The Anti-Co-Op Act
This article is from the archive of The New York Sun before the launch of its new website in 2022. The Sun has neither altered nor updated such articles but will seek to correct any errors, mis-categorizations or other problems introduced during transfer.
It’s no doubt going to take a few weeks for the idea to sink into the city’s political debate that the city council is toying with the idea of a law to require co-op boards to tell applicants why they have been rejected. Yet, as the Sun’s David Lombino reported Monday, they seem to be seriously considering it. The chief proponent of the bill, Hiram Monserrate of Queens, told Mr. Lombino that, “the issue is really one about fundamental fairness. A citizen of America who wants to purchase a co-op in an apartment building in a certain part of New York City should be given the reason they are denied. They should be told why.”

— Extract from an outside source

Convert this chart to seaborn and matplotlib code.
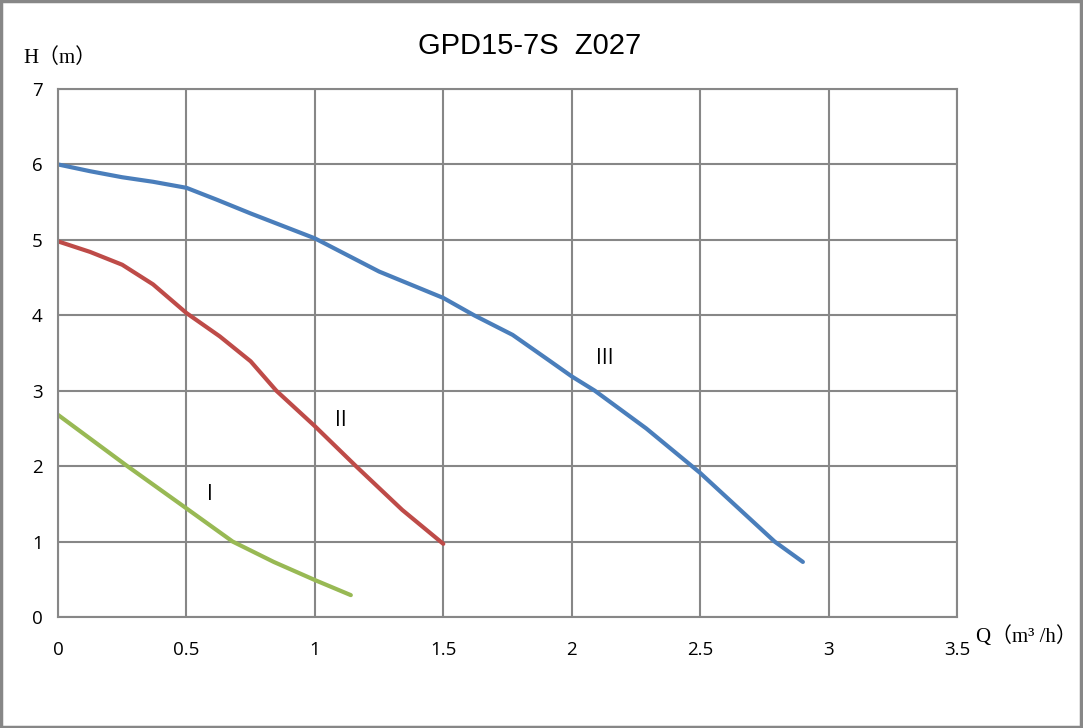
import numpy as np
import pandas as pd
import matplotlib
matplotlib.use("Agg")
import matplotlib.pyplot as plt
import seaborn as sns
from matplotlib.patches import Rectangle

sns.set_style("white")
plt.rcParams['font.family'] = ['Open Sans', 'DejaVu Sans']
plt.rcParams['text.color'] = 'black'
plt.rcParams['xtick.color'] = 'black'
plt.rcParams['ytick.color'] = 'black'

# curve data
q_III = [0, 0.125, 0.25, 0.37, 0.5, 0.62, 0.75, 1.0, 1.25, 1.5, 1.62, 1.77, 1.9,
         2.0, 2.09, 2.29, 2.5, 2.79, 2.9]
h_III = [6.0, 5.91, 5.83, 5.77, 5.69, 5.53, 5.35, 5.02, 4.58, 4.23, 4.0, 3.74, 3.43,
         3.19, 3.0, 2.5, 1.91, 1.0, 0.73]
q_II = [0, 0.125, 0.25, 0.37, 0.5, 0.63, 0.75, 0.85, 1.0, 1.16, 1.34, 1.5]
h_II = [4.98, 4.84, 4.67, 4.41, 4.03, 3.72, 3.39, 3.0, 2.53, 2.0, 1.42, 0.97]
q_I = [0, 0.27, 0.5, 0.68, 0.84, 1.0, 1.14]
h_I = [2.68, 2.0, 1.44, 1.0, 0.73, 0.49, 0.29]

speeds = ['I', 'II', 'III']
colors = {'I': '#98B954', 'II': '#BE4B48', 'III': '#4A7EBB'}
label_pos = {'I': (0.59, 1.62), 'II': (1.1, 2.6), 'III': (2.13, 3.43)}

df = pd.concat([
    pd.DataFrame({'Q': q_I, 'H': h_I, 'speed': 'I'}),
    pd.DataFrame({'Q': q_II, 'H': h_II, 'speed': 'II'}),
    pd.DataFrame({'Q': q_III, 'H': h_III, 'speed': 'III'}),
])

fig = plt.figure(figsize=(10.83, 7.28), dpi=100)
ax = fig.add_axes([58/1083, 1-617/728, 899/1083, 528/728])

line_kw = dict(solid_capstyle='round', solid_joinstyle='round')
sns.lineplot(data=df, x='Q', y='H', hue='speed', palette=colors, sort=False,
             estimator=None, lw=3, legend=False, ax=ax, **line_kw)

for s in speeds:
    x, y = label_pos[s]
    ax.text(x, y, s, fontsize=15, ha='center', va='center', color='black')

ax.set_xlim(0, 3.5)
ax.set_ylim(0, 7)
ax.set_xticks(np.arange(0, 3.51, 0.5))
ax.set_xticklabels(['0', '0.5', '1', '1.5', '2', '2.5', '3', '3.5'])
ax.set_yticks(range(0, 8))
ax.grid(True, color='#878787', lw=1.5)
ax.set_axisbelow(True)
for sp in ax.spines.values():
    sp.set_color('#878787')
    sp.set_linewidth(1.5)
ax.tick_params(axis='both', length=0, labelsize=13.5, labelcolor='black')
ax.tick_params(axis='x', pad=17)
ax.tick_params(axis='y', pad=11)
ax.set_xlabel('')
ax.set_ylabel('')

fig.text(530/1083, 1-46/728, 'GPD15-7S  Z027', fontsize=21, ha='center', va='center',
         color='black', family=['Liberation Sans', 'DejaVu Sans'])
fig.text(23/1083, 1-58/728, 'H（m）', fontsize=15, ha='left', va='center', color='black',
         family=['Liberation Serif', 'Noto Sans CJK SC', 'DejaVu Serif'])
fig.text(976/1083, 1-637/728, 'Q（m³ /h）', fontsize=15, ha='left', va='center',
         color='black', family=['Liberation Serif', 'Noto Sans CJK SC', 'DejaVu Serif'])

fig.patches.append(Rectangle((0.001, 0.002), 0.997, 0.996, transform=fig.transFigure,
                             fill=False, edgecolor='#878787', lw=2.5))

fig.savefig('out.png', dpi=100)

The theory seems to be that it isn’t enough that laws already bar racial, gender, disability, religious, or age discrimination – or bias of just about any other stripe – in housing. Potential homebuyers have the right to hear a co-op board tell them that they just don’t think they would get along. The city council has a track record enacting frivolous and embarrassing laws, but this is something special. If illegal discrimination can’t be uncovered, a co-op board would be foolish indeed to admit it in one of these new disclosures. But it’s not hard to see this being an invitation for increased litigation as more disgruntled would-be buyers take co-op boards to court to get them to reconsider their decisions.
Call it the “Anti-Human Nature Codification Act.” As anyone who has worked in an office can attest, getting along with every member of a large group can be difficult indeed. As anyone who has ever shared accommodations with a less-than-stellar roommate would add, living with someone you don’t like can be even worse. One attraction of co-op living has been that it offers the opportunity to avoid living near people with whom an owner senses he or she would come into conflict. The law already bars outright discrimination, but it shouldn’t try to bar personality differences, differences of taste, or other bases on which Americans exercise the right of free association the Constitution forbids the Congress and subsidiary legislatures from abridging.
Indeed, in its nature the idea being developed in the council here is hostile to the very idea of cooperative living, which has become a standard way of association for hundreds of thousands of New Yorkers. But maybe there’s a silver lining to this dubious idea. To judge by the bill’s text, the city council has suddenly stumbled into an interest in things that have “interfered with economic transactions, limited mobility, [and] exacerbated the City’s housing shortage by impeding the optimal efficiency of the housing market.” If that’s what’s bothering the council, it will eventually get around to rent control and overly restrictive zoning.